- [Provided information]:
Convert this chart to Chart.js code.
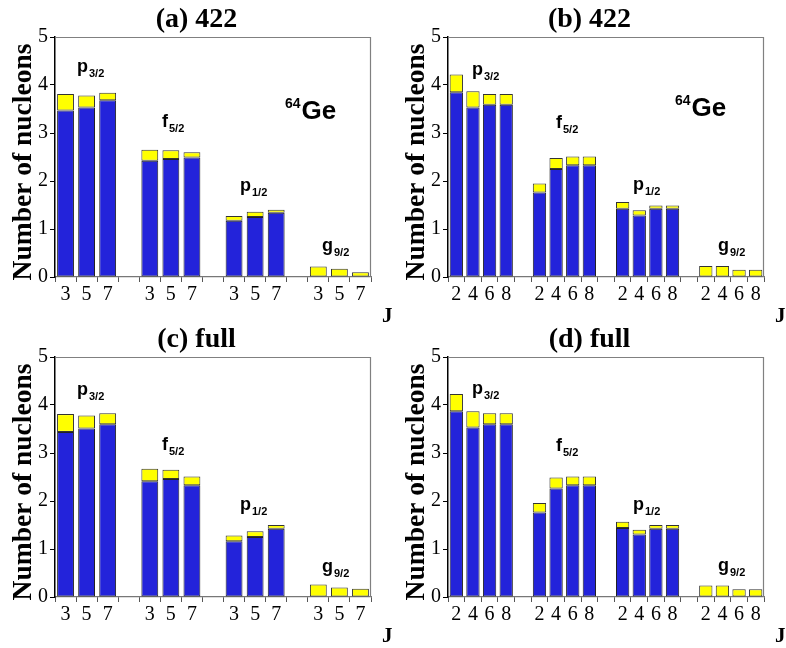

---

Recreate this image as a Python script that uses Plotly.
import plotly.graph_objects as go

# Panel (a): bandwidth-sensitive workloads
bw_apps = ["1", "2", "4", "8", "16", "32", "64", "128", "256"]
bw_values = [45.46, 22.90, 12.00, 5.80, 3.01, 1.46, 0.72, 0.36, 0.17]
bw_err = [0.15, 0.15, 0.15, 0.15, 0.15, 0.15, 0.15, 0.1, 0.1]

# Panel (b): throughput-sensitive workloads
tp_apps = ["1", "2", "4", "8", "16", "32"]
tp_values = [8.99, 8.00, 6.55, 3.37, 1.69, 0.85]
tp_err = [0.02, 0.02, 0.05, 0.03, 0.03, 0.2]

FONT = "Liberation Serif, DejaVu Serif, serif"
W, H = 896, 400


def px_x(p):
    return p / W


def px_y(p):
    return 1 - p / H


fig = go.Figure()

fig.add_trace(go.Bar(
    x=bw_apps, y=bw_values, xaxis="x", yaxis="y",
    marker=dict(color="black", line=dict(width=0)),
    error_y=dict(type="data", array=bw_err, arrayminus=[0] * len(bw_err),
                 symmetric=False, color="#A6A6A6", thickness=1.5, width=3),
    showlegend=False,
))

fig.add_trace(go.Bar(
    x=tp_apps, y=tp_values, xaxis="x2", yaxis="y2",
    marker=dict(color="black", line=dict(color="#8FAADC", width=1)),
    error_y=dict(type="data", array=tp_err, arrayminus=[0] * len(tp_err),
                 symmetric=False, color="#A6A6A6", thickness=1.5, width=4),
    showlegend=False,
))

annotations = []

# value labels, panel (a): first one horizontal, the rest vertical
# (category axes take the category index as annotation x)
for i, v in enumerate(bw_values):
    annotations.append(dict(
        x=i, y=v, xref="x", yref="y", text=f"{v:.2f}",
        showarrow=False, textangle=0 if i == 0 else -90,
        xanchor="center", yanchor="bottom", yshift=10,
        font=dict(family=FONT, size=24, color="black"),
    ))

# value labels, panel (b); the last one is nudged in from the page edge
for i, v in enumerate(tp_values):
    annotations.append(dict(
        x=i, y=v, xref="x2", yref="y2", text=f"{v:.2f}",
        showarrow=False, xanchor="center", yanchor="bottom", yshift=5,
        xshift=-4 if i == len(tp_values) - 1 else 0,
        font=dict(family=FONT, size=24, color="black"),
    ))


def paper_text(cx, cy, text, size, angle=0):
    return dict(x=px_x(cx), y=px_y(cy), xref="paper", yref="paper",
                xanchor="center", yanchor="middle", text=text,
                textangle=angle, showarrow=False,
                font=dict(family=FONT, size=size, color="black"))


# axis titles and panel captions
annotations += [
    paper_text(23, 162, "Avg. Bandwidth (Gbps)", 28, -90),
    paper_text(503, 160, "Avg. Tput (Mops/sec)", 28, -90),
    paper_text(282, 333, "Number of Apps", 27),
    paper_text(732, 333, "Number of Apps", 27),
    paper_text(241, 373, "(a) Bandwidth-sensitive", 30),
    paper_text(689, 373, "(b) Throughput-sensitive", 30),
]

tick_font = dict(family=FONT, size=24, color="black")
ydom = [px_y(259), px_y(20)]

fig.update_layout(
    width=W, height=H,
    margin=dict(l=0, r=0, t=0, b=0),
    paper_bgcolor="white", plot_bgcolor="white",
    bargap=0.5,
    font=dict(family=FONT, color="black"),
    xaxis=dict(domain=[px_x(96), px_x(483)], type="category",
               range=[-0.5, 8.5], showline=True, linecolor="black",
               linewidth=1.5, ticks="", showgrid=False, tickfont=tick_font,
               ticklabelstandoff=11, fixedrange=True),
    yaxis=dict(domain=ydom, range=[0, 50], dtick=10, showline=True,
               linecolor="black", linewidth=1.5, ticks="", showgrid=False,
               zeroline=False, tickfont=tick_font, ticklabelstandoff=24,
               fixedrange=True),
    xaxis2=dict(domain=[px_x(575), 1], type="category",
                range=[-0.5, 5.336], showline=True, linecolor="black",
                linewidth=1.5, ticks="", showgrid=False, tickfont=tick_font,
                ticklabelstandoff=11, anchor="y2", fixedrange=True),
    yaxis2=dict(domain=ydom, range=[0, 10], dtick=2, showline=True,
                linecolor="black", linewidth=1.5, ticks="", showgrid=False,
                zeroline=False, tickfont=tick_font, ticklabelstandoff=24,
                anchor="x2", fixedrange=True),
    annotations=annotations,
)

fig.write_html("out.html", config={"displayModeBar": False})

- [Work to be completed]:
Everything from the line containing "Recreate this image" down to the line containing "annotations = []" should be retyped exactly, both lines included, and nothing more.

- [Response to this task]:
Recreate this image as a Python script that uses Plotly.
import plotly.graph_objects as go

# Panel (a): bandwidth-sensitive workloads
bw_apps = ["1", "2", "4", "8", "16", "32", "64", "128", "256"]
bw_values = [45.46, 22.90, 12.00, 5.80, 3.01, 1.46, 0.72, 0.36, 0.17]
bw_err = [0.15, 0.15, 0.15, 0.15, 0.15, 0.15, 0.15, 0.1, 0.1]

# Panel (b): throughput-sensitive workloads
tp_apps = ["1", "2", "4", "8", "16", "32"]
tp_values = [8.99, 8.00, 6.55, 3.37, 1.69, 0.85]
tp_err = [0.02, 0.02, 0.05, 0.03, 0.03, 0.2]

FONT = "Liberation Serif, DejaVu Serif, serif"
W, H = 896, 400


def px_x(p):
    return p / W


def px_y(p):
    return 1 - p / H


fig = go.Figure()

fig.add_trace(go.Bar(
    x=bw_apps, y=bw_values, xaxis="x", yaxis="y",
    marker=dict(color="black", line=dict(width=0)),
    error_y=dict(type="data", array=bw_err, arrayminus=[0] * len(bw_err),
                 symmetric=False, color="#A6A6A6", thickness=1.5, width=3),
    showlegend=False,
))

fig.add_trace(go.Bar(
    x=tp_apps, y=tp_values, xaxis="x2", yaxis="y2",
    marker=dict(color="black", line=dict(color="#8FAADC", width=1)),
    error_y=dict(type="data", array=tp_err, arrayminus=[0] * len(tp_err),
                 symmetric=False, color="#A6A6A6", thickness=1.5, width=4),
    showlegend=False,
))

annotations = []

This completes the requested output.